Omit all pictures. Copy the rest of the material exactly.

-- Begin --

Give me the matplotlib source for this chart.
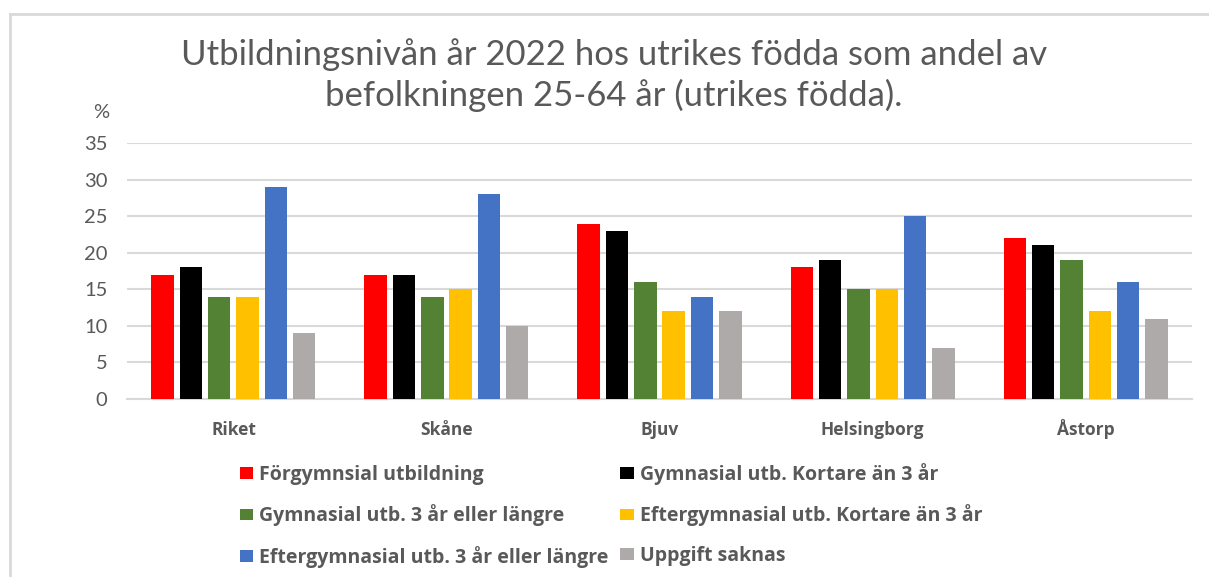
import numpy as np
import matplotlib.pyplot as plt
from matplotlib.lines import Line2D
from matplotlib.patches import Patch

# Utbildningsnivå bland utrikes födda 25-64 år, 2022 (%)
regions = ["Riket", "Skåne", "Bjuv", "Helsingborg", "Åstorp"]
series_names = [
    "Förgymnsial utbildning",
    "Gymnasial utb. Kortare än 3 år",
    "Gymnasial utb. 3 år eller längre",
    "Eftergymnasial utb. Kortare än 3 år",
    "Eftergymnasial utb. 3 år eller längre",
    "Uppgift saknas",
]
forgymnasial = [17, 17, 24, 18, 22]
gymn_kort = [18, 17, 23, 19, 21]
gymn_lang = [14, 14, 16, 15, 19]
eftergymn_kort = [14, 15, 12, 15, 12]
eftergymn_lang = [29, 28, 14, 25, 16]
saknas = [9, 10, 12, 7, 11]

colors = ["#FF0000", "#000000", "#548235", "#FFC000", "#4472C4", "#AEAAAA"]
values = [forgymnasial, gymn_kort, gymn_lang, eftergymn_kort, eftergymn_lang, saknas]

plt.rcParams["font.family"] = ["Lato", "DejaVu Sans"]
bold_font = ["Open Sans", "DejaVu Sans"]
text_grey = "#595959"
grid_grey = "#D9D9D9"

fig = plt.figure(figsize=(12.09, 5.77), dpi=100)
ax = fig.add_axes([0.105, 0.3085, 0.881, 0.4435])

x = np.arange(len(regions))
slot = 0.133
for i, (vals, col) in enumerate(zip(values, colors)):
    ax.bar(x + (i - 2.5) * slot, vals, width=0.105, color=col,
           edgecolor="none", zorder=3)

ax.set_xlim(-0.5, len(regions) - 0.5)
ax.set_ylim(0, 35)
ax.set_yticks(range(0, 36, 5))
ax.yaxis.grid(True, color=grid_grey, linewidth=1.5, zorder=0)
ax.tick_params(axis="both", length=0)
ax.tick_params(axis="y", labelsize=14.5, labelcolor=text_grey, pad=14)
ax.set_xticks(x)
ax.set_xticklabels(regions, fontsize=12.5, fontweight="bold", color=text_grey,
                   family=bold_font)
ax.tick_params(axis="x", pad=26)
for t in ax.get_xticklabels():
    t.set_verticalalignment("baseline")
for side in ["top", "right", "left"]:
    ax.spines[side].set_visible(False)
ax.spines["bottom"].set_color(grid_grey)
ax.spines["bottom"].set_linewidth(1.5)

fig.text(0.077, 0.805, "%", fontsize=14.5, color=text_grey, ha="left", va="center")

fig.text(0.508, 0.87,
         "Utbildningsnivån år 2022 hos utrikes födda som andel av\n"
         "befolkningen 25-64 år (utrikes födda).",
         fontsize=25, color=text_grey, ha="center", va="center", linespacing=1.3)

# Legend: rows are pairs of series, so fill columns as 0,2,4 / 1,3,5
order = [0, 2, 4, 1, 3, 5]
handles = [Patch(facecolor=colors[k], edgecolor="none") for k in order]
labels = [series_names[k] for k in order]
leg = fig.legend(handles, labels, ncol=2, loc="upper left",
                 bbox_to_anchor=(0.184, 0.228), frameon=False,
                 prop={"size": 14, "weight": "bold", "family": bold_font},
                 handlelength=0.68, handleheight=0.55, handletextpad=0.32,
                 labelspacing=1.0, columnspacing=0.6)
for t in leg.get_texts():
    t.set_color(text_grey)

# Chart frame
fx = 10 / 1209
fy = 1 - 14 / 577
fig.add_artist(Line2D([fx, 1], [fy, fy], transform=fig.transFigure,
                      color=grid_grey, linewidth=2))
fig.add_artist(Line2D([fx, fx], [0, fy], transform=fig.transFigure,
                      color=grid_grey, linewidth=2))

fig.savefig("out.png", dpi=100)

-- End --

ANSWER TO THIS PROBLEM ->
Give me the matplotlib source for this chart.
import numpy as np
import matplotlib.pyplot as plt
from matplotlib.lines import Line2D
from matplotlib.patches import Patch

# Utbildningsnivå bland utrikes födda 25-64 år, 2022 (%)
regions = ["Riket", "Skåne", "Bjuv", "Helsingborg", "Åstorp"]
series_names = [
    "Förgymnsial utbildning",
    "Gymnasial utb. Kortare än 3 år",
    "Gymnasial utb. 3 år eller längre",
    "Eftergymnasial utb. Kortare än 3 år",
    "Eftergymnasial utb. 3 år eller längre",
    "Uppgift saknas",
]
forgymnasial = [17, 17, 24, 18, 22]
gymn_kort = [18, 17, 23, 19, 21]
gymn_lang = [14, 14, 16, 15, 19]
eftergymn_kort = [14, 15, 12, 15, 12]
eftergymn_lang = [29, 28, 14, 25, 16]
saknas = [9, 10, 12, 7, 11]

colors = ["#FF0000", "#000000", "#548235", "#FFC000", "#4472C4", "#AEAAAA"]
values = [forgymnasial, gymn_kort, gymn_lang, eftergymn_kort, eftergymn_lang, saknas]

plt.rcParams["font.family"] = ["Lato", "DejaVu Sans"]
bold_font = ["Open Sans", "DejaVu Sans"]
text_grey = "#595959"
grid_grey = "#D9D9D9"

fig = plt.figure(figsize=(12.09, 5.77), dpi=100)
ax = fig.add_axes([0.105, 0.3085, 0.881, 0.4435])

x = np.arange(len(regions))
slot = 0.133
for i, (vals, col) in enumerate(zip(values, colors)):
    ax.bar(x + (i - 2.5) * slot, vals, width=0.105, color=col,
           edgecolor="none", zorder=3)

ax.set_xlim(-0.5, len(regions) - 0.5)
ax.set_ylim(0, 35)
ax.set_yticks(range(0, 36, 5))
ax.yaxis.grid(True, color=grid_grey, linewidth=1.5, zorder=0)
ax.tick_params(axis="both", length=0)
ax.tick_params(axis="y", labelsize=14.5, labelcolor=text_grey, pad=14)
ax.set_xticks(x)
ax.set_xticklabels(regions, fontsize=12.5, fontweight="bold", color=text_grey,
                   family=bold_font)
ax.tick_params(axis="x", pad=26)
for t in ax.get_xticklabels():
    t.set_verticalalignment("baseline")
for side in ["top", "right", "left"]:
    ax.spines[side].set_visible(False)
ax.spines["bottom"].set_color(grid_grey)
ax.spines["bottom"].set_linewidth(1.5)

fig.text(0.077, 0.805, "%", fontsize=14.5, color=text_grey, ha="left", va="center")

fig.text(0.508, 0.87,
         "Utbildningsnivån år 2022 hos utrikes födda som andel av\n"
         "befolkningen 25-64 år (utrikes födda).",
         fontsize=25, color=text_grey, ha="center", va="center", linespacing=1.3)

# Legend: rows are pairs of series, so fill columns as 0,2,4 / 1,3,5
order = [0, 2, 4, 1, 3, 5]
handles = [Patch(facecolor=colors[k], edgecolor="none") for k in order]
labels = [series_names[k] for k in order]
leg = fig.legend(handles, labels, ncol=2, loc="upper left",
                 bbox_to_anchor=(0.184, 0.228), frameon=False,
                 prop={"size": 14, "weight": "bold", "family": bold_font},
                 handlelength=0.68, handleheight=0.55, handletextpad=0.32,
                 labelspacing=1.0, columnspacing=0.6)
for t in leg.get_texts():
    t.set_color(text_grey)

# Chart frame
fx = 10 / 1209
fy = 1 - 14 / 577
fig.add_artist(Line2D([fx, 1], [fy, fy], transform=fig.transFigure,
                      color=grid_grey, linewidth=2))
fig.add_artist(Line2D([fx, fx], [0, fy], transform=fig.transFigure,
                      color=grid_grey, linewidth=2))

fig.savefig("out.png", dpi=100)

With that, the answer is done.